REQUIREMENTS: All of the data that follows should be retyped exactly, please, except the pictures.
++++ INFORMATION PROVIDED ++++
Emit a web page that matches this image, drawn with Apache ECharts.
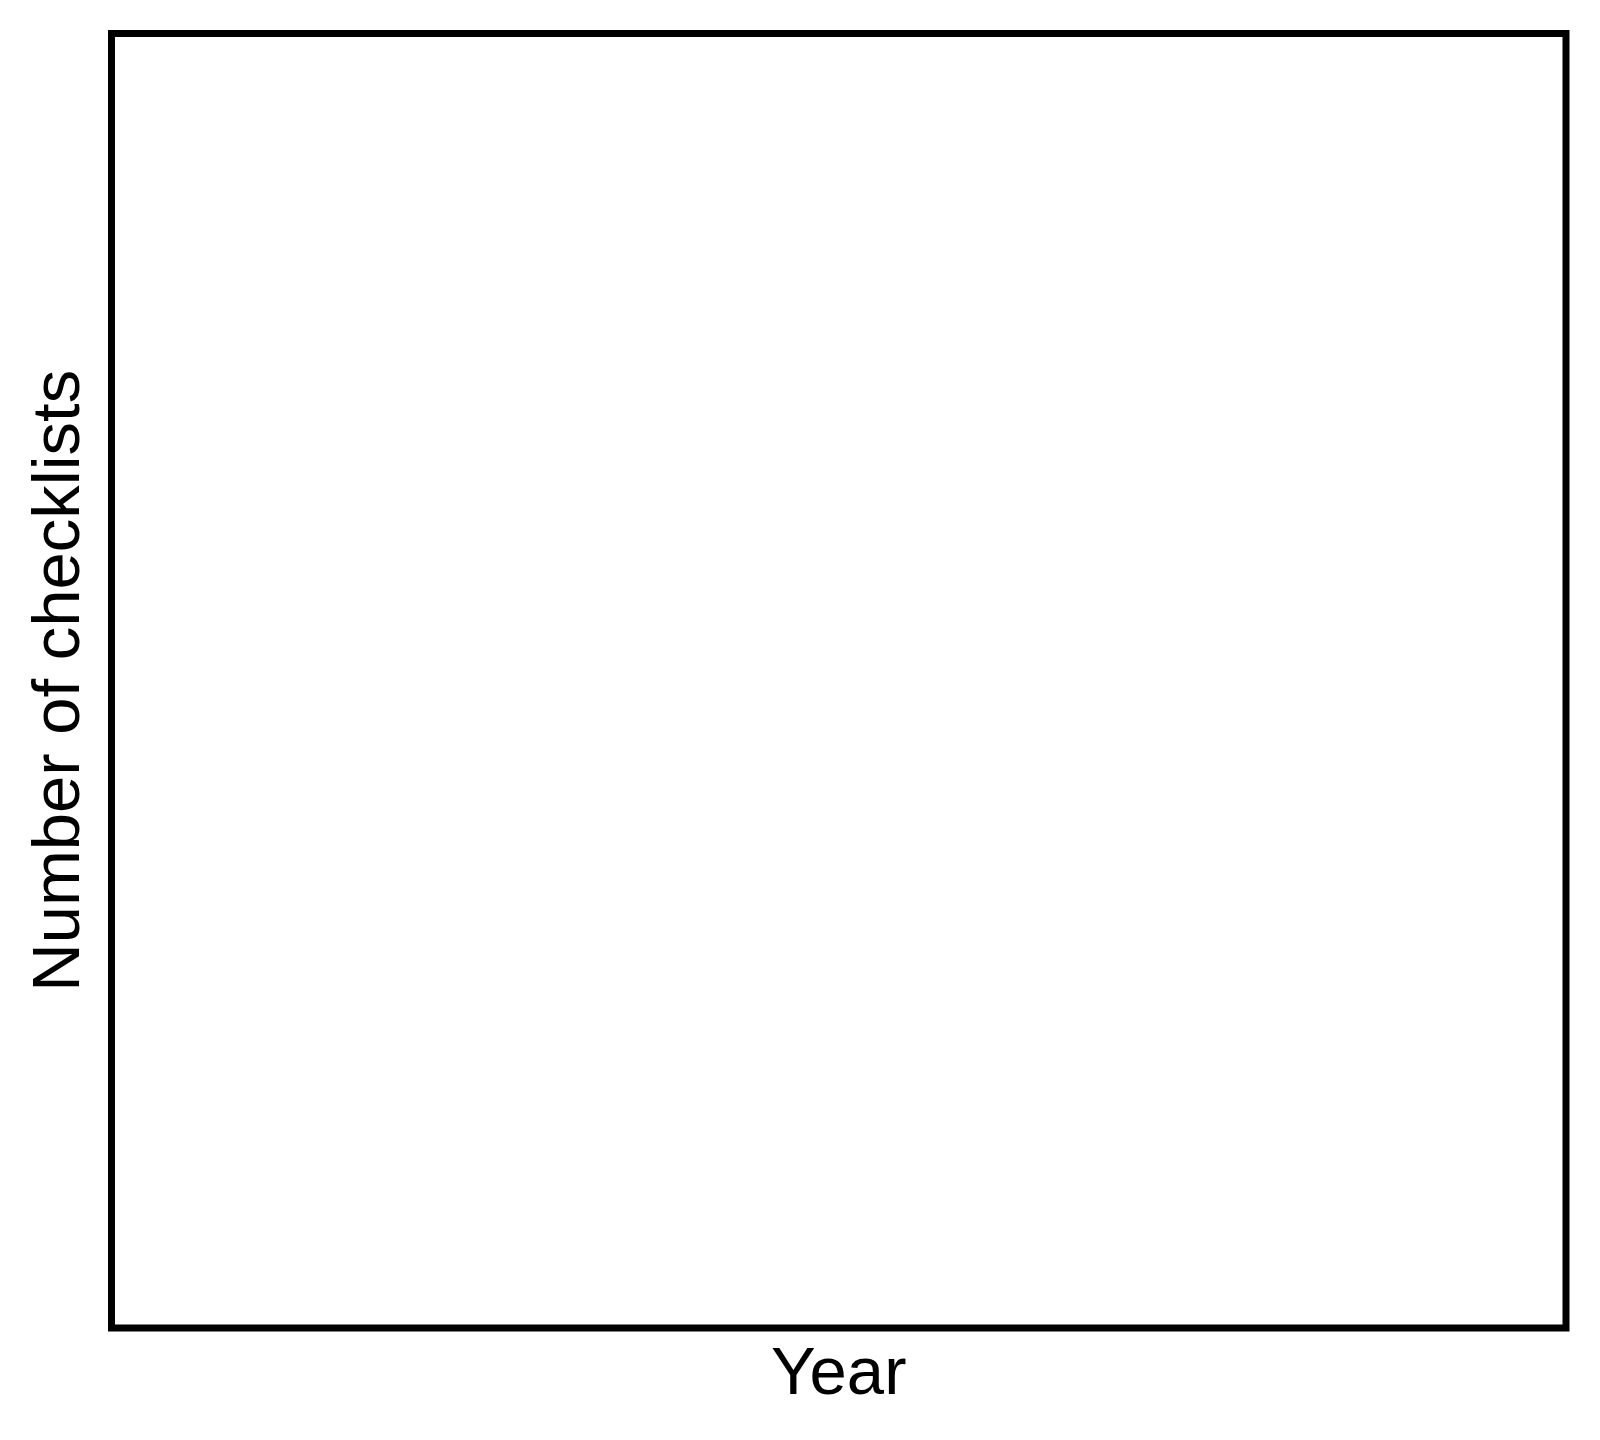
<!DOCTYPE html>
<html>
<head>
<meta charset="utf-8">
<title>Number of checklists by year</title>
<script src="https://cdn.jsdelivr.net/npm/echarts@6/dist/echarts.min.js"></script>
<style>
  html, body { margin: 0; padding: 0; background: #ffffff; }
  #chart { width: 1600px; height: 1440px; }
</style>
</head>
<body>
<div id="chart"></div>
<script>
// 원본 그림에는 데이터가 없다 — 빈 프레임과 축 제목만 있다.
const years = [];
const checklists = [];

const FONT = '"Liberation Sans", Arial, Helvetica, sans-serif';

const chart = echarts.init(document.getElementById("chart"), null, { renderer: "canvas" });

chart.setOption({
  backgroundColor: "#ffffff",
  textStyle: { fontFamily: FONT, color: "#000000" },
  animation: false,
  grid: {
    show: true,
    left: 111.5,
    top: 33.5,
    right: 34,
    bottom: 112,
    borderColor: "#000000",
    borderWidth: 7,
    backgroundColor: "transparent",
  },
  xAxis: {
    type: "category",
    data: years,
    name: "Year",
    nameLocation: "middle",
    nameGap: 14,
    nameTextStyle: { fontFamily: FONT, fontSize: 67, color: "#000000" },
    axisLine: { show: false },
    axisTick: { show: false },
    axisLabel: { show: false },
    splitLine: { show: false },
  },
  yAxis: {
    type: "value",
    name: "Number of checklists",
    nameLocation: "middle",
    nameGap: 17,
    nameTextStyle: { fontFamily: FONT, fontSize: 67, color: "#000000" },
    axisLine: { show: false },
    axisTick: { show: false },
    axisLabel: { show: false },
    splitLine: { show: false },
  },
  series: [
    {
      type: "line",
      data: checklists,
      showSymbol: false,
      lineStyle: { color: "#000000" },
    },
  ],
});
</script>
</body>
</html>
++++
WRITTEN SOLUTION:
Emit a web page that matches this image, drawn with Apache ECharts.
<!DOCTYPE html>
<html>
<head>
<meta charset="utf-8">
<title>Number of checklists by year</title>
<script src="https://cdn.jsdelivr.net/npm/echarts@6/dist/echarts.min.js"></script>
<style>
  html, body { margin: 0; padding: 0; background: #ffffff; }
  #chart { width: 1600px; height: 1440px; }
</style>
</head>
<body>
<div id="chart"></div>
<script>
// 원본 그림에는 데이터가 없다 — 빈 프레임과 축 제목만 있다.
const years = [];
const checklists = [];

const FONT = '"Liberation Sans", Arial, Helvetica, sans-serif';

const chart = echarts.init(document.getElementById("chart"), null, { renderer: "canvas" });

chart.setOption({
  backgroundColor: "#ffffff",
  textStyle: { fontFamily: FONT, color: "#000000" },
  animation: false,
  grid: {
    show: true,
    left: 111.5,
    top: 33.5,
    right: 34,
    bottom: 112,
    borderColor: "#000000",
    borderWidth: 7,
    backgroundColor: "transparent",
  },
  xAxis: {
    type: "category",
    data: years,
    name: "Year",
    nameLocation: "middle",
    nameGap: 14,
    nameTextStyle: { fontFamily: FONT, fontSize: 67, color: "#000000" },
    axisLine: { show: false },
    axisTick: { show: false },
    axisLabel: { show: false },
    splitLine: { show: false },
  },
  yAxis: {
    type: "value",
    name: "Number of checklists",
    nameLocation: "middle",
    nameGap: 17,
    nameTextStyle: { fontFamily: FONT, fontSize: 67, color: "#000000" },
    axisLine: { show: false },
    axisTick: { show: false },
    axisLabel: { show: false },
    splitLine: { show: false },
  },
  series: [
    {
      type: "line",
      data: checklists,
      showSymbol: false,
      lineStyle: { color: "#000000" },
    },
  ],
});
</script>
</body>
</html>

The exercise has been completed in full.